* _Data shown_
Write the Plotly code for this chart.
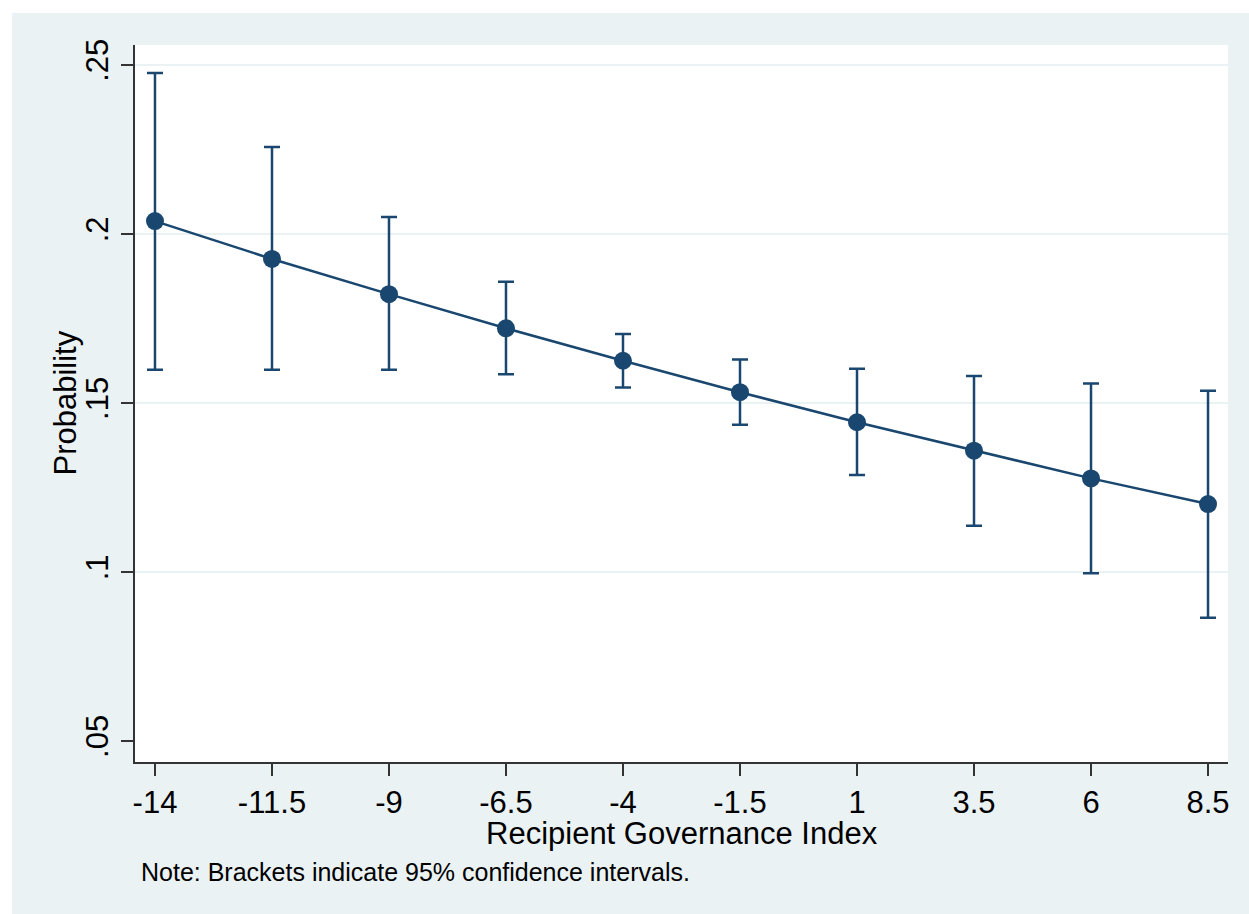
import plotly.graph_objects as go

# ---- data ----
governance = [-14, -11.5, -9, -6.5, -4, -1.5, 1, 3.5, 6, 8.5]
probability = [0.2038, 0.1926, 0.1822, 0.1721, 0.1625, 0.1532, 0.1443, 0.1359, 0.1277, 0.1201]
ci_upper = [0.2476, 0.2257, 0.2050, 0.1859, 0.1704, 0.1629, 0.1601, 0.1580, 0.1558, 0.1536]
ci_lower = [0.1598, 0.1598, 0.1598, 0.1585, 0.1546, 0.1436, 0.1287, 0.1137, 0.0996, 0.0865]
x_ticks = [-14, -11.5, -9, -6.5, -4, -1.5, 1, 3.5, 6, 8.5]
x_ticklabels = ["-14", "-11.5", "-9", "-6.5", "-4", "-1.5", "1", "3.5", "6", "8.5"]
y_ticks = [0.05, 0.10, 0.15, 0.20, 0.25]
y_ticklabels = [".05", ".1", ".15", ".2", ".25"]
grid_vals = [0.10, 0.15, 0.20, 0.25]

NAVY = "#1a476f"
BG = "#EAF2F3"
AXIS = "#333333"
FONT = "Arial, Liberation Sans, sans-serif"

err_plus = [u - p for u, p in zip(ci_upper, probability)]
err_minus = [p - l for p, l in zip(probability, ci_lower)]

fig = go.Figure()
fig.add_trace(go.Scatter(
    x=governance, y=probability, mode="lines+markers",
    line=dict(color=NAVY, width=2.5),
    marker=dict(color=NAVY, size=18, line=dict(width=0)),
    error_y=dict(type="data", symmetric=False, array=err_plus, arrayminus=err_minus,
                 color=NAVY, thickness=2.5, width=8),
    showlegend=False,
))

shapes = []
for g in grid_vals:
    shapes.append(dict(type="line", xref="paper", yref="y", x0=0, x1=1, y0=g, y1=g,
                       line=dict(color=BG, width=2), layer="below"))
# white strips at top and left of the canvas (outside the grey graph region)
shapes.append(dict(type="rect", xref="paper", yref="paper", x0=-0.2, x1=1.2, y0=1.0446, y1=1.2,
                   fillcolor="white", line=dict(width=0), layer="below"))
shapes.append(dict(type="rect", xref="paper", yref="paper", x0=-0.2, x1=-0.1125, y0=-0.5, y1=1.2,
                   fillcolor="white", line=dict(width=0), layer="below"))

fig.update_layout(
    width=1249, height=914,
    margin=dict(l=135, r=21, t=45, b=152),
    paper_bgcolor=BG, plot_bgcolor="white",
    font=dict(family=FONT, size=31, color="black"),
    shapes=shapes,
    xaxis=dict(
        range=[-14.427, 8.927], tickvals=x_ticks, ticktext=x_ticklabels,
        showgrid=False, zeroline=False, showline=True, linecolor=AXIS, linewidth=2,
        ticks="outside", ticklen=12, tickwidth=2, tickcolor=AXIS,
        tickfont=dict(size=31), ticklabelstandoff=0,
    ),
    yaxis=dict(
        range=[0.0438, 0.2559], tickvals=y_ticks, ticktext=y_ticklabels,
        showgrid=False, zeroline=False, showline=True, linecolor=AXIS, linewidth=2,
        ticks="outside", ticklen=12, tickwidth=2, tickcolor=AXIS,
        tickangle=-90, tickfont=dict(size=31), ticklabelstandoff=1,
    ),
    annotations=[
        dict(text="Recipient Governance Index",
             xref="paper", yref="paper", x=0.5, y=-0.1004, xanchor="center", yanchor="middle",
             showarrow=False, font=dict(size=31, color="black")),
        dict(text="Probability", textangle=-90,
             xref="paper", yref="paper", x=-0.064, y=0.5, xanchor="center", yanchor="middle",
             showarrow=False, font=dict(size=31, color="black")),
        dict(text="Note: Brackets indicate 95% confidence intervals.",
             xref="paper", yref="paper", x=0.0037, y=-0.1534, xanchor="left", yanchor="middle",
             showarrow=False, font=dict(size=25, color="black")),
    ],
)

fig.write_html("out.html")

* _Exercise details_
Give every line back word for word and leave the pictures out.

* _Task answer_
Write the Plotly code for this chart.
import plotly.graph_objects as go

# ---- data ----
governance = [-14, -11.5, -9, -6.5, -4, -1.5, 1, 3.5, 6, 8.5]
probability = [0.2038, 0.1926, 0.1822, 0.1721, 0.1625, 0.1532, 0.1443, 0.1359, 0.1277, 0.1201]
ci_upper = [0.2476, 0.2257, 0.2050, 0.1859, 0.1704, 0.1629, 0.1601, 0.1580, 0.1558, 0.1536]
ci_lower = [0.1598, 0.1598, 0.1598, 0.1585, 0.1546, 0.1436, 0.1287, 0.1137, 0.0996, 0.0865]
x_ticks = [-14, -11.5, -9, -6.5, -4, -1.5, 1, 3.5, 6, 8.5]
x_ticklabels = ["-14", "-11.5", "-9", "-6.5", "-4", "-1.5", "1", "3.5", "6", "8.5"]
y_ticks = [0.05, 0.10, 0.15, 0.20, 0.25]
y_ticklabels = [".05", ".1", ".15", ".2", ".25"]
grid_vals = [0.10, 0.15, 0.20, 0.25]

NAVY = "#1a476f"
BG = "#EAF2F3"
AXIS = "#333333"
FONT = "Arial, Liberation Sans, sans-serif"

err_plus = [u - p for u, p in zip(ci_upper, probability)]
err_minus = [p - l for p, l in zip(probability, ci_lower)]

fig = go.Figure()
fig.add_trace(go.Scatter(
    x=governance, y=probability, mode="lines+markers",
    line=dict(color=NAVY, width=2.5),
    marker=dict(color=NAVY, size=18, line=dict(width=0)),
    error_y=dict(type="data", symmetric=False, array=err_plus, arrayminus=err_minus,
                 color=NAVY, thickness=2.5, width=8),
    showlegend=False,
))

shapes = []
for g in grid_vals:
    shapes.append(dict(type="line", xref="paper", yref="y", x0=0, x1=1, y0=g, y1=g,
                       line=dict(color=BG, width=2), layer="below"))
# white strips at top and left of the canvas (outside the grey graph region)
shapes.append(dict(type="rect", xref="paper", yref="paper", x0=-0.2, x1=1.2, y0=1.0446, y1=1.2,
                   fillcolor="white", line=dict(width=0), layer="below"))
shapes.append(dict(type="rect", xref="paper", yref="paper", x0=-0.2, x1=-0.1125, y0=-0.5, y1=1.2,
                   fillcolor="white", line=dict(width=0), layer="below"))

fig.update_layout(
    width=1249, height=914,
    margin=dict(l=135, r=21, t=45, b=152),
    paper_bgcolor=BG, plot_bgcolor="white",
    font=dict(family=FONT, size=31, color="black"),
    shapes=shapes,
    xaxis=dict(
        range=[-14.427, 8.927], tickvals=x_ticks, ticktext=x_ticklabels,
        showgrid=False, zeroline=False, showline=True, linecolor=AXIS, linewidth=2,
        ticks="outside", ticklen=12, tickwidth=2, tickcolor=AXIS,
        tickfont=dict(size=31), ticklabelstandoff=0,
    ),
    yaxis=dict(
        range=[0.0438, 0.2559], tickvals=y_ticks, ticktext=y_ticklabels,
        showgrid=False, zeroline=False, showline=True, linecolor=AXIS, linewidth=2,
        ticks="outside", ticklen=12, tickwidth=2, tickcolor=AXIS,
        tickangle=-90, tickfont=dict(size=31), ticklabelstandoff=1,
    ),
    annotations=[
        dict(text="Recipient Governance Index",
             xref="paper", yref="paper", x=0.5, y=-0.1004, xanchor="center", yanchor="middle",
             showarrow=False, font=dict(size=31, color="black")),
        dict(text="Probability", textangle=-90,
             xref="paper", yref="paper", x=-0.064, y=0.5, xanchor="center", yanchor="middle",
             showarrow=False, font=dict(size=31, color="black")),
        dict(text="Note: Brackets indicate 95% confidence intervals.",
             xref="paper", yref="paper", x=0.0037, y=-0.1534, xanchor="left", yanchor="middle",
             showarrow=False, font=dict(size=25, color="black")),
    ],
)

fig.write_html("out.html")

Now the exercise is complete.